If you work for me or with me I know your wife's name. I know if you have kids and how they are doing. This ain't bragging, it is just how I believe the world is supposed to be and I have met others who practice these policies and I am always glad to meet them. I have many readers who I share mail with and who I have never met but each of you are important to me and I want to thank you, Jason, for speaking out and inspiring this post.

Get To the Point
So, as visions of my shiny new computer evaporated from my dreamscape, to say nothing of the shiny new Surly Long Haul Trucker (the new one with the disc brakes that I covet and was going buy after the new computer) evaporated also, amidst all this mist and condensate I reached my fill. Angelo, the crazy Italian Contractor, couldn't say goodbye or fuck you properly because, after nine working days of constant contact, he still did not know my name. (unless I was secretly named at some time “Buddy” or “Skippy” or “Sonny” and I did not get the memo.) His wife, Donna, is in Chicago tending to the funeral arrangements for his father Angelo Senior. He passed away after a long bout with emphysema.

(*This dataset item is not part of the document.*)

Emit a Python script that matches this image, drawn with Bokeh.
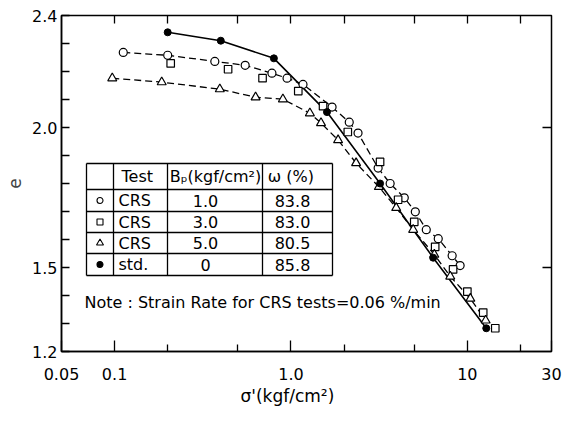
import numpy as np
from bokeh.plotting import figure
from bokeh.models import LogAxis, LinearAxis, FixedTicker, Title
from bokeh.core.properties import value
from bokeh.embed import file_html
from bokeh.resources import INLINE

FONT = "DejaVu Sans"

# ---------------- data ----------------
std_sigma = [0.2, 0.4, 0.8, 1.6, 3.2, 6.4, 12.8]
std_e = [2.340, 2.310, 2.247, 2.055, 1.800, 1.535, 1.283]

crs1_sigma = [0.112, 0.20, 0.37, 0.55, 0.78, 0.95, 1.17, 1.71, 2.14, 2.40,
              3.12, 3.65, 4.39, 5.07, 5.85, 6.84, 8.2, 9.1]
crs1_e = [2.268, 2.258, 2.236, 2.222, 2.194, 2.176, 2.154, 2.073, 2.019, 1.980,
          1.855, 1.800, 1.749, 1.699, 1.635, 1.603, 1.542, 1.507]

crs3_sigma = [0.208, 0.44, 0.69, 1.10, 1.52, 2.10, 3.20, 4.05, 5.00, 6.57,
              8.3, 10.0, 12.3, 14.4]
crs3_e = [2.229, 2.208, 2.176, 2.130, 2.076, 1.984, 1.877, 1.742, 1.663, 1.574,
          1.493, 1.414, 1.339, 1.283]

crs5_sigma = [0.097, 0.185, 0.395, 0.63, 0.90, 1.28, 1.48, 1.85, 2.34, 3.15,
              3.95, 4.93, 6.5, 8.0, 10.4, 12.7]
crs5_e = [2.176, 2.162, 2.137, 2.108, 2.101, 2.051, 2.016, 1.955, 1.873, 1.788,
          1.713, 1.635, 1.546, 1.468, 1.389, 1.311]

x_major = [0.05, 0.1, 1.0, 10.0, 30.0]
x_major_labels = ["0.05", "0.1", "1.0", "10", "30"]
x_minor = [0.2, 0.5, 2.0, 5.0, 20.0]
y_major = [1.2, 1.5, 2.0, 2.4]
y_major_labels = ["1.2", "1.5", "2.0", "2.4"]
y_minor = [1.3, 1.4, 1.6, 1.7, 1.8, 1.9, 2.1, 2.2, 2.3]

table_test = ["CRS", "CRS", "CRS", "std."]
table_bp = ["1.0", "3.0", "5.0", "0"]
table_w = ["83.8", "83.0", "80.5", "85.8"]
table_markers = ["circle", "square", "triangle", "circle"]
table_fill = ["white", "white", "white", "black"]

# ---------------- figure ----------------
XMIN, XMAX, YMIN, YMAX = 0.05, 30.0, 1.2, 2.4
FL, FT, FW, FH = 61, 15, 490, 336   # frame geometry in canvas px

p = figure(x_axis_type="log", x_range=(XMIN, XMAX), y_range=(YMIN, YMAX),
           frame_width=FW, frame_height=FH,
           min_border_left=FL, min_border_right=12, min_border_top=FT,
           min_border_bottom=56,
           output_backend="svg", toolbar_location=None)
p.background_fill_color = "white"
p.border_fill_color = "white"
p.outline_line_color = "black"
p.outline_line_width = 1.5
p.xgrid.visible = False
p.ygrid.visible = False

LOGSPAN = np.log10(XMAX / XMIN)
REF_FL, REF_FT = 61, 15   # frame corner in reference pixels (for table layout)


def xd(px):
    return XMIN * 10 ** ((px - REF_FL) / FW * LOGSPAN)


def yd(py):
    return YMAX - (py - REF_FT) / FH * (YMAX - YMIN)


# bottom axis
xa = p.xaxis[0]
xa.ticker = FixedTicker(ticks=x_major, minor_ticks=x_minor)
xa.major_label_overrides = {float(k): v for k, v in zip(x_major, x_major_labels)}
xa.major_tick_in = 11
xa.major_tick_out = 0
xa.minor_tick_in = 7
xa.minor_tick_out = 0
xa.major_label_standoff = 16
xa.major_label_text_font = FONT
xa.major_label_text_font_size = "16px"
xa.major_label_text_color = "black"
xa.axis_line_width = 1.5
xa.major_tick_line_width = 1.3
xa.minor_tick_line_width = 1.3

# left axis
ya = p.yaxis[0]
ya.ticker = FixedTicker(ticks=y_major, minor_ticks=y_minor)
ya.major_label_overrides = {float(k): v for k, v in zip(y_major, y_major_labels)}
ya.major_tick_in = 8
ya.major_tick_out = 0
ya.minor_tick_in = 8
ya.minor_tick_out = 0
ya.major_label_standoff = 4
ya.major_label_text_font = FONT
ya.major_label_text_font_size = "16px"
ya.major_label_text_color = "black"
ya.axis_label = "e"
ya.axis_label_text_font = FONT
ya.axis_label_text_font_size = "17px"
ya.axis_label_text_font_style = "normal"
ya.axis_label_standoff = 8
ya.axis_line_width = 1.5
ya.major_tick_line_width = 1.3
ya.minor_tick_line_width = 1.3

# top axis (ticks only)
top = LogAxis(ticker=FixedTicker(ticks=[0.1, 1.0, 10.0], minor_ticks=x_minor),
              major_tick_in=8, major_tick_out=0, minor_tick_in=8, minor_tick_out=0,
              major_label_text_font_size="0px", major_label_standoff=0,
              axis_line_color=None, major_tick_line_width=1.3,
              minor_tick_line_width=1.3)
top.major_label_overrides = {0.1: "", 1.0: "", 10.0: ""}
p.add_layout(top, "above")

# right axis (ticks only)
right = LinearAxis(ticker=FixedTicker(ticks=[1.5, 2.0], minor_ticks=[]),
                   major_tick_in=9, major_tick_out=0, minor_tick_in=0,
                   minor_tick_out=0, major_label_text_font_size="0px",
                   major_label_standoff=0, axis_line_color=None,
                   major_tick_line_width=1.3)
right.major_label_overrides = {1.5: "", 2.0: ""}
p.add_layout(right, "right")

# x axis title (placed under the 1.0 tick as in the original)
p.add_layout(Title(text="σ'(kgf/cm²)", align="left", offset=179, standoff=2,
                   text_font=FONT, text_font_size="17px", text_font_style="normal",
                   text_color="black"), "below")

# ---------------- data marks ----------------
DASH = "7 4"
p.line(crs1_sigma, crs1_e, line_color="black", line_width=1.3, line_dash=DASH)
p.line(crs5_sigma, crs5_e, line_color="black", line_width=1.3, line_dash=DASH)
p.line(std_sigma, std_e, line_color="black", line_width=1.6)

p.scatter(crs1_sigma, crs1_e, marker="circle", size=8, fill_color="white",
          line_color="black", line_width=1.2)
p.scatter(crs3_sigma, crs3_e, marker="square", size=7.5, fill_color="white",
          line_color="black", line_width=1.2)
p.scatter(crs5_sigma, crs5_e, marker="triangle", size=9, fill_color="white",
          line_color="black", line_width=1.2)
p.scatter(std_sigma, std_e, marker="circle", size=7, fill_color="black",
          line_color="black", line_width=1)

# ---------------- table ----------------
rows_py = [163, 189, 211, 232, 253, 275]
cols_px = [86, 113, 167, 262, 332]
p.quad(left=[xd(cols_px[0])], right=[xd(cols_px[-1])], top=[yd(rows_py[0])],
       bottom=[yd(rows_py[-1])], fill_color="white", line_color=None)
p.segment(x0=[xd(cols_px[0])] * len(rows_py), x1=[xd(cols_px[-1])] * len(rows_py),
          y0=[yd(r) for r in rows_py], y1=[yd(r) for r in rows_py],
          line_color="black", line_width=1.3)
p.segment(x0=[xd(c) for c in cols_px], x1=[xd(c) for c in cols_px],
          y0=[yd(rows_py[0])] * len(cols_px), y1=[yd(rows_py[-1])] * len(cols_px),
          line_color="black", line_width=1.3)

row_mid = [(rows_py[i] + rows_py[i + 1]) / 2 for i in range(len(rows_py) - 1)]
body_y = [yd(v) for v in row_mid[1:]]

p.scatter([xd(99.5)] * 4, body_y, marker=table_markers, size=[6, 6, 7, 6],
          fill_color=table_fill, line_color="black", line_width=1.1)

txt = dict(text_font=value(FONT), text_font_size="16px", text_color="black",
           text_baseline="middle")
p.text(x=[xd(121)], y=[yd(row_mid[0])], text=["Test"], text_align="left", **txt)
p.text(x=[xd(215)], y=[yd(row_mid[0])], text=["Bₚ(kgf/cm²)"], text_align="center", **txt)
p.text(x=[xd(293)], y=[yd(row_mid[0])], text=["ω  (%)"], text_align="center", **txt)
p.text(x=[xd(118)] * 4, y=body_y, text=table_test, text_align="left", **txt)
p.text(x=[xd(205)] * 4, y=body_y, text=table_bp, text_align="center", **txt)
p.text(x=[xd(292)] * 4, y=body_y, text=table_w, text_align="center", **txt)

p.text(x=[xd(84)], y=[yd(302)], text=["Note : Strain Rate for  CRS tests=0.06 %/min"],
       text_align="left", **txt)

open("out.html", "w").write(file_html(p, INLINE))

He didn't know my name and I am OK with that. I didn't quit because of Angelo. He was just the fuel for the fire. It was Bear, and his pitiable personal greed that forced my retreat to the Trailer Park. He hit Angelo with a sizable invoice today, the day before Angelo was to fly to Chicago to bury his Dad. Bear could not help it, he has payroll to make and mouths to feed, mine included. Angelo is missing the pinky finger from his right hand and has a twenty year old daughter who dropped out of school last year and seems to quite likely be on drugs.

And there was I, Buddy Skippy Sonny, there I was standing in front of a guy with a lot of grief and pain and a big unexpected invoice who suddenly realized that I was incompetent, dishonest, lazy and in need of a good stern lecture and probably was a thief and why should he pay for work he was unhappy with?  I called Bear and his comment was that if he doesn't get paid how will he pay me?  

A Gentle Caress
At times like these I always seem to feel the breeze on my face. This was one of those times and I was sad for these guys and grateful for the breeze and sad for all the confusion and anger and fear and I am sometimes filled with remorse for my life;  this is the last act of the play and I am trying to do it right.  I was a Full Speed Ahead guy myself, in my day,  torpedoes be damned but now I am slower and I thank bicycles and the road and gentle breezes.


Bear was on hard drugs when I met him and he came to work for me as a twenty-something wise-ass with pretty good cut and fit skills but he will never be a trim carpenter. I would sometimes take Bear's share of the draw check to his house and give it to his wife Kathy because Bear was nowhere to be found while out on a binge. I remember his kid Little Bear, the Wild Injun who is the spitting image of his dad, except he is taller now, taller than his father and even taller than me and he graduates this year as a young engineer from Sante Fe University.

All of life ebbs and flows. Angelo's father is gone, having just recently left. I'm here and all of you are here, but not forever. I once believed that money was the score card of success, but I was wrong. It is people that is the score, they are all here and here we are. My little computer is dying here under my uncaring fingers and I need a bottom bracket for my bicycle. No long rides for me until I get the new part and the new tool. It is somehow taking me a long time to get this all figured out but I'm working on it, man, I'm working on it.

And learning to type without a "Y" or "U".